Das ArbG half der sofortigen Beschwerde insoweit ab, als die geforderten Raten herabgesetzt wurden. Die Beiordnungsentscheidung wurde aufrechterhalten.

Die Beschwerde hatte auch i.Ü. Erfolg.

2 Aus den Gründen

Die sofortige Beschwerde der Klägerin ist gem. §§ 127 Abs. 2 S. 2 und 3, 567 Abs. 1, 569 ZPO zulässig, insbesondere rechtzeitig eingelegt und begründet.

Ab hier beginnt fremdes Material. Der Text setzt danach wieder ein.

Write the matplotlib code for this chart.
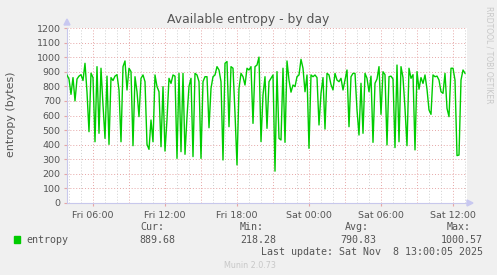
import matplotlib
matplotlib.use("Agg")
import matplotlib.pyplot as plt
import numpy as np
from matplotlib.patches import Rectangle, Polygon

# entropy samples, one every 10 min, Fri 03:50 -> Sat 13:00
start_hour = 3 + 50 / 60.0
step_hours = 10 / 60.0
entropy = [
    877, 850, 745, 860, 700, 850, 870, 880, 840, 958,
    760, 489, 890, 860, 420, 935, 478, 924, 672, 443,
    870, 402, 860, 840, 870, 880, 775, 420, 935, 974,
    775, 924, 901, 393, 866, 763, 592, 855, 878, 832,
    402, 368, 569, 420, 878, 798, 763, 386, 798, 356,
    573, 855, 820, 878, 870, 306, 889, 352, 889, 334,
    592, 800, 855, 318, 889, 878, 832, 306, 832, 866,
    866, 516, 786, 866, 878, 935, 912, 832, 295, 958,
    970, 523, 935, 924, 615, 261, 786, 889, 866, 809,
    924, 912, 935, 546, 935, 946, 1000.57, 421, 741, 866,
    512, 832, 855, 878, 218.28, 901, 443, 432, 924, 416,
    974, 843, 760, 809, 798, 866, 878, 985, 924, 763,
    878, 375, 878, 866, 878, 860, 535, 752, 860, 507,
    889, 878, 812, 775, 889, 843, 832, 855, 775, 843,
    912, 523, 866, 889, 889, 638, 466, 821, 478, 889,
    855, 763, 870, 416, 821, 850, 935, 608, 900, 880,
    398, 866, 870, 850, 380, 946, 420, 935, 860, 649,
    393, 924, 855, 880, 364, 901, 780, 860, 820, 878,
    780, 638, 608, 878, 866, 870, 843, 763, 752, 889,
    649, 592, 924, 924, 843, 325, 329, 843, 912, 889.68,
]
hours = start_hour + step_hours * np.arange(len(entropy))

tick_hours = [6, 12, 18, 24, 30, 36]
tick_labels = ["Fri 06:00", "Fri 12:00", "Fri 18:00",
               "Sat 00:00", "Sat 06:00", "Sat 12:00"]
y_ticks = list(range(0, 1300, 100))

legend_cur = "889.68"
legend_min = "218.28"
legend_avg = "790.83"
legend_max = "1000.57"

W, H = 497, 275
fig = plt.figure(figsize=(W / 100, H / 100), dpi=100)
fig.patch.set_facecolor("#f0f0f0")

# plot box in pixels: x 67..467, y 28..203
ax = fig.add_axes([67 / W, (H - 203) / H, 400 / W, 175 / H])
ax.set_facecolor("white")
x_end = 6 + (467 - 93) / 12.0
ax.set_xlim(start_hour, x_end)
ax.set_ylim(0, 1200)

for s in ["top", "right"]:
    ax.spines[s].set_visible(False)
for s in ["left", "bottom"]:
    ax.spines[s].set_color("#c8c8ec")
    ax.spines[s].set_linewidth(0.8)

dot = (0, (1, 2))
# minor vertical grid every hour, major every 3 hours
for h in range(4, 38):
    if h % 3 == 0:
        ax.axvline(h, color="#e6a6a6", lw=0.7, ls=dot, zorder=1)
    else:
        ax.axvline(h, color="#cfcfcf", lw=0.7, ls=dot, zorder=1)
for v in y_ticks[1:]:
    ax.axhline(v, color="#e6a6a6", lw=0.7, ls=dot, zorder=1)

ax.plot(hours, entropy, color="#00cc00", lw=1.0, zorder=3)

ax.set_xticks(tick_hours)
ax.set_xticklabels(tick_labels)
ax.set_yticks(y_ticks)
ax.tick_params(axis="both", labelsize=6.8, labelcolor="#555555",
               color="#e6a6a6", length=2.5, width=0.8, pad=2)
ax.tick_params(axis="x", pad=3)

# axis arrows
fig.patches.append(Polygon([[64 / W, 1 - 25 / H], [70 / W, 1 - 25 / H],
                            [67 / W, 1 - 19 / H]], closed=True,
                           transform=fig.transFigure, color="#c8c8f0"))
fig.patches.append(Polygon([[467 / W, 1 - 200 / H], [467 / W, 1 - 206 / H],
                            [473 / W, 1 - 203 / H]], closed=True,
                           transform=fig.transFigure, color="#c8c8f0"))

def px(x, y):
    return x / W, 1 - y / H

fig.text(*px(248, 19), "Available entropy - by day", ha="center", va="center",
         fontsize=8.9, color="#555555")
fig.text(*px(11, 114), "entropy (bytes)", ha="center", va="center",
         rotation=90, fontsize=7.9, color="#555555")
fig.text(*px(489, 55), "RRDTOOL / TOBI OETIKER", ha="center", va="center",
         rotation=270, fontsize=5.5, color="#c8c8c8")

mono = dict(family="DejaVu Sans Mono", fontsize=7.2, color="#555555",
            va="center")
fig.patches.append(Rectangle(px(14, 243), 6 / W, 7 / H,
                             transform=fig.transFigure, color="#00cc00"))
fig.text(*px(26, 240), "entropy", ha="left", **mono)
fig.text(*px(164, 227), "Cur:", ha="right", **mono)
fig.text(*px(175, 240), legend_cur, ha="right", **mono)
fig.text(*px(264, 227), "Min:", ha="right", **mono)
fig.text(*px(276, 240), legend_min, ha="right", **mono)
fig.text(*px(369, 227), "Avg:", ha="right", **mono)
fig.text(*px(376, 240), legend_avg, ha="right", **mono)
fig.text(*px(471, 227), "Max:", ha="right", **mono)
fig.text(*px(483, 240), legend_max, ha="right", **mono)
fig.text(*px(483, 252), "Last update: Sat Nov  8 13:00:05 2025", ha="right", **mono)
fig.text(*px(250, 265), "Munin 2.0.73", ha="center", va="center",
         fontsize=5.8, color="#c8c8c8")

fig.savefig("out.png", dpi=100, facecolor=fig.get_facecolor())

1) Grds. kann ein außerhalb des Gerichtsbezirks ansässiger Rechtsanwalt nur dann ohne Einschränkungen beigeordnet werden, wenn hieraus Mehrkosten nicht entstehen. Ansonsten hat die Beiordnung zu den Bedingungen eines im Gerichtsbezirk ansässigen Rechtsanwaltes zu erfolgen. Da diese Regelung zwingend durch das Gesetz vorgegeben ist, ist davon auszugehen, dass dem Prozesskostenhilfe beantragenden Rechtsanwalt bekannt ist, dass eine Beiordnung nur im Rahmen der gesetzlichen Vorschriften verlangt werden kann. Eine Einverständniserklärung des Rechtsanwaltes mit dieser Verfahrensweise erübrigt sich; ein Hinweis des Gerichtes ist nicht erforderlich (so zuletzt auch LAG Hamm, Beschl. v. 15.2.2018 – 5 Ta 447/17; LAG Hamm Beschl. v. 5.3.2014 – 5 Ta 107/14, n.v.; LAG Hamm Beschl. v. 18.8.2008 – 7 Ta 519/08).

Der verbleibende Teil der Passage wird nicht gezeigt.